Blinde Liebe

von Sonja Luksik

Illustration: Ūla Šveikauskaitė

Die Wirtschafts- und Korruptionsanwaltschaft ermittelt konsequent gegen die ÖVP, diese bläst zum Gegenangriff. Und Linke haben verblüffend romantische Gefühle für die Justiz.


353 wörter
~2 minuten

Seit die Wirtschafts- und Korruptionsanwaltschaft (WKStA) mit den Ermittlungen gegen die ÖVP, Ex-Kanzler Sebastian Kurz und sein Umfeld Ernst gemacht hat, springen einem von T-Shirts, Tassen und Taschen seltsame Liebesbekundungen entgegen: »I love WKStA.« Die WKStA dient nicht nur Liberalen, sondern auch Linken wegen der eigenen Macht- und Ratlosigkeit als Projektionsfläche. Zugleich offenbart ihre Anbetung die Sehnsucht nach einem ehrlichen und sauberen Politikgeschäft sowie nach Staatsapparaten, die den Bruch mit den Regeln eines solchen Politikgeschäfts verfolgen und bestrafen.

Spätestens seit Bekanntwerden der skandalösen Chat-Protokolle keimt die Hoffnung, dass die Justiz die konservativen und rechtspopulistischen (Ex-)Führungsfiguren des Landes entmachten bzw. sanktionieren wird. Angesichts der selbst für österreichische Verhältnisse plumpen Interventionen und der Schamlosigkeit war diese Hoffnung – gepaart mit der Schadenfreude über patscherte Parteichefs, Generalsekretäre und Meinungsforscherinnen – nachvollziehbar. Die ÖVP-Angriffe auf die WKStA häuften sich, je länger und konsequenter diese ermittelte, und sie zeigten nicht nur die autoritäre Seite der Türkisen, sie verstärkten auch die romantischen Gefühle mancher Linker für die Institution der Korruptions­jägerinnen und -jäger.

Viele davon scheinen vergessen zu haben, dass die Justiz ihrer gesellschaftlichen Funktion nach einer nachhaltigen und erfolgreichen Bekämpfung der herrschenden Politik langfristig wohl eher im Weg stehen wird. Die Vorstellung eines Politikbetriebs, der frei von Korruption ist, mag die Illusion eines fairen Wettbewerbs von Ideen, die sich in einem neutralen Raum gegenüberstehen, erwecken.

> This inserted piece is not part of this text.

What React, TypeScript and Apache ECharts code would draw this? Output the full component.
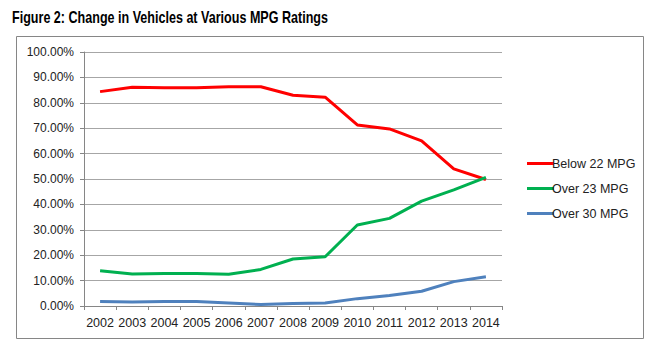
import React, { useEffect, useRef } from "react";
import * as echarts from "echarts";

const years = ["2002","2003","2004","2005","2006","2007","2008","2009","2010","2011","2012","2013","2014"];
const below22 = [0.844, 0.861, 0.859, 0.859, 0.863, 0.863, 0.830, 0.822, 0.713, 0.697, 0.650, 0.540, 0.498];
const over23 = [0.139, 0.126, 0.128, 0.128, 0.125, 0.144, 0.185, 0.194, 0.319, 0.345, 0.413, 0.457, 0.506];
const over30 = [0.018, 0.016, 0.018, 0.018, 0.012, 0.006, 0.010, 0.012, 0.029, 0.041, 0.058, 0.096, 0.115];
const seriesNames = ["Below 22 MPG", "Over 23 MPG", "Over 30 MPG"];
const colors = ["#ff0000", "#00b050", "#4f81bd"];

export default function App() {
  const ref = useRef<HTMLDivElement>(null);
  useEffect(() => {
    const chart = echarts.init(ref.current!, null, { renderer: "svg" });
    const font = "'Liberation Sans', Arial, sans-serif";
    const datas = [below22, over23, over30];
    chart.setOption({
      animation: false,
      backgroundColor: "#ffffff",
      graphic: [
        {
          type: "text",
          left: 12,
          top: 9,
          scaleX: 0.785,
          style: { text: "Figure 2: Change in Vehicles at Various MPG Ratings", font: "bold 16px " + font, fill: "#000" },
        },
        {
          type: "rect",
          shape: { x: 16.5, y: 36.5, width: 627, height: 302 },
          style: { fill: "none", stroke: "#868686", lineWidth: 1 },
        },
      ],
      grid: { left: 84, top: 52, right: 168, bottom: 49, containLabel: false },
      legend: {
        orient: "vertical",
        left: 522,
        top: 152,
        itemGap: 12,
        itemWidth: 27,
        itemHeight: 3,
        icon: "rect",
        textStyle: { fontFamily: font, fontSize: 12.5, color: "#222", padding: [0, 0, 0, -7] },
        data: seriesNames,
      },
      xAxis: {
        type: "category",
        data: years,
        boundaryGap: true,
        axisLine: { lineStyle: { color: "#868686" } },
        axisTick: { show: true, alignWithLabel: false, length: 4, lineStyle: { color: "#868686" } },
        axisLabel: { fontFamily: font, fontSize: 12.5, color: "#222", margin: 10, interval: 0 },
        splitLine: { show: false },
      },
      yAxis: {
        type: "value",
        min: 0,
        max: 1,
        interval: 0.1,
        axisLine: { show: true, lineStyle: { color: "#868686" } },
        axisTick: { show: true, length: 4, lineStyle: { color: "#868686" } },
        axisLabel: {
          fontFamily: font,
          fontSize: 12,
          color: "#222",
          margin: 10,
          formatter: (v: number) => (v * 100).toFixed(2) + "%",
        },
        splitLine: { lineStyle: { color: "#a6a6a6" } },
      },
      series: seriesNames.map((n, i) => ({
        name: n,
        type: "line",
        data: datas[i],
        symbol: "none",
        lineStyle: { color: colors[i], width: 3 },
        itemStyle: { color: colors[i] },
      })),
    });
    return () => chart.dispose();
  }, []);
  return (
    <div style={{ position: "fixed", left: 0, top: 0, width: 670, height: 355, background: "#fff" }}>
      <div ref={ref} style={{ width: 670, height: 355 }} />
    </div>
  );
}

Allein, ein solcher neutraler Raum existiert genauso wenig wie eine neutrale Justiz. Sie sorgt als Apparat des bürgerlichen Staates vor allem dafür, kapitalistische Herrschaft aufrechtzuerhalten.

So wie er die gleichen Voraussetzungen zwischen einzelnen Kapitalfraktionen und Eigentümern von Produktionsmitteln schafft, gilt es für den Staat als »ideellen Gesamtkapitalisten« auch zu verhindern, dass Cliquen und Clans, hierzulande als »Buberlpartien« bekannt, ihren narzisstischen Gelüsten nachkommen, die Macht an sich reißen und sämtliche Spielregeln brechen. Dass es dabei – wie im Fall der Ermittlungen der WKStA – oft jene trifft, die Linke ohnehin gerne hinter Gitter sehen wollen, sollte nicht darüber hinwegtäuschen, dass die bürgerliche Justiz keine Bündnispartnerin ist.